Limitations and future discussion

This study primarily targets concrete defect detection for UAV-based levee inspection under complex field conditions. While UAV remote sensing enables efficient coverage of large levee surfaces, the proposed method still faces limitations in scenarios with extreme illumination, heavy occlusion (e.g., vegetation, debris), specular reflections from wet surfaces, and motion blur induced by flight dynamics.

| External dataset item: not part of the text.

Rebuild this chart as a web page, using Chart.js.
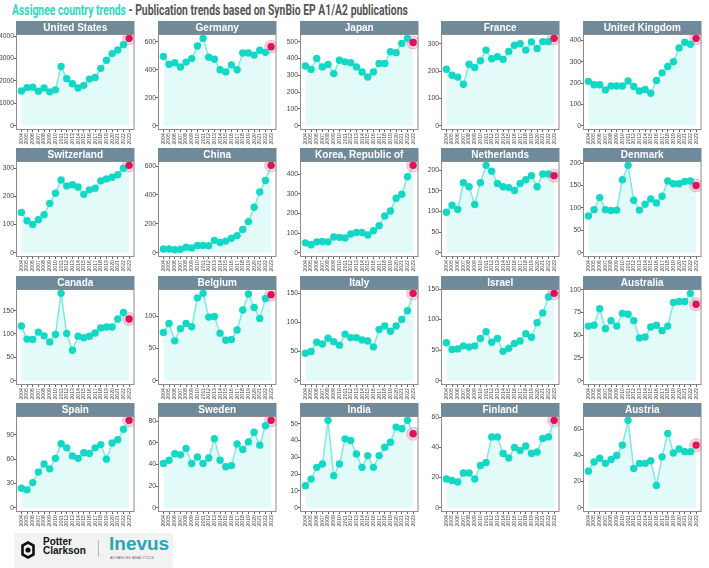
<!DOCTYPE html>
<html>
<head>
<meta charset="utf-8">
<script src="https://cdn.jsdelivr.net/npm/chart.js@4.4.0/dist/chart.umd.min.js"></script>
<style>
  body { margin: 0; background: #fff; width: 709px; height: 568px; overflow: hidden; position: relative; font-family: "Liberation Sans Narrow", "Roboto", sans-serif; }
  #title { position: absolute; left: 12px; top: 1px; font-weight: bold; font-size: 15px; white-space: nowrap; transform-origin: 0 0; color: #555; }
  #title span { color: #2fd6c0; }
  canvas.cell { position: absolute; }
  #logo { position: absolute; left: 14px; top: 533px; width: 159px; height: 35px; background: #f2f2f2; }
  #pc { position: absolute; left: 29px; top: 4px; font: bold 10px/9px "Liberation Sans", sans-serif; color: #111; }
  #sep { position: absolute; left: 84px; top: 7px; width: 1px; height: 17px; background: #bbb; }
  #inevus { position: absolute; left: 95px; top: 0px; font: bold 19px "Liberation Sans", sans-serif; color: #2aa6b0; }
  #aa { position: absolute; left: 96px; top: 23px; font: 3.6px "Liberation Sans", sans-serif; color: #666; letter-spacing: 0.2px; }
</style>
</head>
<body>
<div id="title"><span>Assignee country trends</span> - Publication trends based on SynBio EP A1/A2 publications</div>
<div id="logo">
  <svg width="14" height="18" style="position:absolute;left:7px;top:8px" viewBox="0 0 14 18">
    <polygon points="7,1.5 12.5,4.5 12.5,13.5 7,16.5 1.5,13.5 1.5,4.5" fill="none" stroke="#111" stroke-width="2.6"/>
    <circle cx="7" cy="9" r="2.6" fill="#111"/>
  </svg>
  <div id="pc">Potter<br>Clarkson</div>
  <div id="sep"></div>
  <div id="inevus">Inevus</div>
  <div id="aa">ADVANCED ANALYTICS</div>
</div>
<script>
// years on the x axis
const years = [2004, 2005, 2006, 2007, 2008, 2009, 2010, 2011, 2012, 2013,
  2014, 2015, 2016, 2017, 2018, 2019, 2020, 2021, 2022, 2023];

// publications per year
const unitedStates = [1550, 1700, 1720, 1540, 1680, 1510, 1600, 2640, 2100, 1870, 1680, 1800, 2080, 2150, 2560, 2920, 3220, 3380, 3620, 3900];
const germany = [495, 440, 450, 420, 455, 480, 570, 625, 490, 475, 400, 385, 435, 400, 520, 520, 505, 540, 525, 565];
const japan = [355, 335, 400, 350, 365, 310, 390, 380, 375, 350, 320, 290, 320, 370, 370, 440, 435, 490, 520, 495];
const france = [207, 185, 178, 152, 225, 213, 238, 277, 245, 253, 243, 272, 295, 300, 277, 307, 283, 308, 308, 320];
const unitedKingdom = [208, 192, 192, 168, 186, 186, 186, 210, 184, 163, 170, 152, 212, 248, 278, 300, 365, 392, 382, 410];
const switzerland = [143, 113, 100, 117, 135, 175, 211, 258, 237, 241, 233, 207, 223, 229, 255, 262, 268, 277, 300, 310];
const china = [25, 25, 20, 23, 38, 33, 50, 50, 48, 85, 70, 80, 100, 118, 160, 215, 315, 420, 500, 605];
const korea = [50, 40, 55, 57, 55, 80, 78, 75, 95, 103, 103, 90, 112, 137, 187, 212, 277, 298, 387, 445];
const netherlands = [98, 115, 105, 170, 160, 117, 170, 212, 198, 168, 160, 158, 151, 168, 177, 187, 160, 191, 191, 187];
const denmark = [82, 96, 123, 96, 94, 95, 163, 195, 117, 95, 108, 120, 111, 126, 160, 154, 154, 159, 160, 150];
const canada = [117, 89, 88, 104, 96, 83, 99, 187, 101, 65, 95, 92, 95, 102, 113, 115, 115, 132, 146, 132];
const belgium = [75, 89, 62, 81, 89, 84, 129, 136, 99, 100, 74, 63, 64, 79, 110, 135, 114, 97, 128, 134];
const italy = [47, 50, 66, 63, 73, 67, 61, 80, 74, 74, 70, 68, 58, 88, 94, 85, 94, 105, 120, 150];
const israel = [62, 51, 52, 57, 55, 57, 69, 80, 63, 69, 48, 53, 61, 65, 77, 71, 95, 111, 137, 143];
const australia = [60, 61, 79, 57, 66, 60, 74, 73, 66, 47, 48, 59, 61, 55, 60, 86, 87, 87, 96, 84];
const spain = [24, 22, 31, 44, 54, 48, 61, 79, 74, 64, 61, 68, 67, 74, 78, 60, 80, 84, 97, 108];
const sweden = [41, 44, 50, 49, 55, 41, 47, 41, 46, 64, 44, 38, 39, 59, 54, 61, 70, 58, 76, 81];
const india = [13, 17, 24, 26, 52, 19, 26, 41, 40, 32, 24, 31, 24, 31, 36, 39, 48, 47, 52, 44];
const finland = [19, 18, 17, 23, 23, 19, 28, 30, 47, 47, 36, 33, 40, 38, 41, 36, 37, 46, 47, 58];
const austria = [28, 35, 38, 34, 37, 40, 48, 67, 30, 34, 34, 36, 17, 39, 57, 42, 45, 43, 43, 48];

// panel titles, in reading order
const countries = ["United States", "Germany", "Japan", "France", "United Kingdom",
  "Switzerland", "China", "Korea, Republic of", "Netherlands", "Denmark",
  "Canada", "Belgium", "Italy", "Israel", "Australia",
  "Spain", "Sweden", "India", "Finland", "Austria"];
const series = [unitedStates, germany, japan, france, unitedKingdom,
  switzerland, china, korea, netherlands, denmark,
  canada, belgium, italy, israel, australia,
  spain, sweden, india, finland, austria];

// y tick labels of each panel
const yTicks = [
  [0, 1000, 2000, 3000, 4000], [0, 200, 400, 600], [0, 100, 200, 300, 400, 500], [0, 100, 200, 300], [0, 100, 200, 300, 400],
  [0, 100, 200, 300], [0, 200, 400, 600], [0, 100, 200, 300, 400], [0, 50, 100, 150, 200], [0, 50, 100, 150, 200],
  [0, 50, 100, 150], [0, 50, 100], [0, 50, 100, 150], [0, 50, 100, 150], [0, 25, 50, 75, 100],
  [0, 30, 60, 90], [0, 20, 40, 60, 80], [0, 10, 20, 30, 40, 50], [0, 20, 40, 60], [0, 20, 40, 60]
];

const STRIP = 13;

const panelPlugin = {
  id: "panel",
  afterDraw(chart) {
    const { ctx, chartArea: a } = chart;
    ctx.save();
    ctx.strokeStyle = "#8c8c8c";
    ctx.lineWidth = 1;
    ctx.strokeRect(a.left + 0.5, a.top + 0.5, a.right - a.left - 1, a.bottom - a.top - 1);
    ctx.fillStyle = "#718a99";
    ctx.fillRect(a.left, a.top - STRIP, a.right - a.left, STRIP);
    ctx.fillStyle = "#fff";
    ctx.font = "bold 10px 'Liberation Sans Narrow', sans-serif";
    ctx.textAlign = "center";
    ctx.textBaseline = "middle";
    ctx.fillText(chart.options.plugins.panel.name, (a.left + a.right) / 2, a.top - STRIP / 2 + 0.5);
    ctx.restore();
  }
};

series.forEach((values, i) => {
  const col = i % 5, row = Math.floor(i / 5);
  const canvas = document.createElement("canvas");
  canvas.className = "cell";
  canvas.width = 142;
  canvas.height = 127;
  canvas.style.left = Math.round(col * 141.8) + "px";
  canvas.style.top = Math.round(21 + row * 127.3) + "px";
  document.body.appendChild(canvas);

  const pts = values.map((v, j) => ({ x: years[j], y: v }));
  const last = pts.length - 1;
  const top = Math.max(...values);
  const ticks = yTicks[i];

  new Chart(canvas, {
    type: "line",
    data: {
      datasets: [
        {
          data: pts,
          order: 0,
          borderColor: "rgba(80,225,210,0.7)",
          borderWidth: 1.5,
          backgroundColor: "#e3fbf8",
          fill: "origin",
          tension: 0,
          pointRadius: 3.7,
          pointBorderWidth: 0,
          pointBackgroundColor: pts.map((p, j) => (j === last ? "#e0105c" : "#12d8c5"))
        },
        {
          data: [pts[last]],
          order: 1,
          showLine: false,
          fill: false,
          pointRadius: 6.5,
          pointBorderWidth: 1,
          pointBackgroundColor: "rgba(235,120,160,0.32)",
          pointBorderColor: "rgba(215,100,140,0.35)"
        }
      ]
    },
    options: {
      responsive: false,
      animation: false,
      events: [],
      layout: { padding: { top: STRIP, left: 0, right: 0, bottom: 0 } },
      plugins: {
        legend: { display: false },
        tooltip: { enabled: false },
        filler: { drawTime: "beforeDatasetsDraw" },
        panel: { name: countries[i] }
      },
      scales: {
        x: {
          type: "linear",
          min: 2004 - 0.95,
          max: 2023 + 0.95,
          afterBuildTicks: (s) => { s.ticks = years.map((v) => ({ value: v })); },
          afterFit: (s) => { s.height = 18; },
          border: { display: false },
          grid: { drawOnChartArea: false, tickLength: 2, color: "#666" },
          ticks: {
            autoSkip: false, minRotation: 90, maxRotation: 90, padding: 1,
            font: { size: 5.2, family: "'Liberation Sans Narrow', sans-serif" }, color: "#444",
            callback: (v) => String(v)
          }
        },
        y: {
          min: -0.05 * top,
          max: 1.05 * top,
          afterBuildTicks: (s) => { s.ticks = ticks.map((v) => ({ value: v })); },
          afterFit: (s) => { s.width = 16; },
          border: { display: false },
          grid: { drawOnChartArea: false, tickLength: 2, color: "#666" },
          ticks: {
            padding: 0,
            font: { size: 6.8, family: "'Liberation Sans Narrow', sans-serif" }, color: "#444",
            callback: (v) => String(v)
          }
        }
      }
    },
    plugins: [panelPlugin]
  });
});

// squeeze the title to the width it has in the picture
const title = document.getElementById("title");
title.style.transform = "scaleX(" + (396 / title.offsetWidth) + ")";
</script>
</body>
</html>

In future work, we will (i) investigate domain adaptation and synthetic-to-real transfer to improve generalization across sites, seasons, and sensors; (ii) integrate multimodal data (e.g., RGB, multispectral/thermal, LiDAR/DSM, and inertial/flight metadata) to enhance robustness against illumination and occlusion; and (iii) evaluate deployment feasibility on UAV edge devices by profiling latency, energy consumption, and thermals under real flight conditions. We also plan stress tests with controlled illumination/occlusion, uncertainty quantification to flag low-confidence predictions, and spatiotemporal modeling and multi-view/3D reconstruction to further stabilize real-time defect recognition in dynamic environments.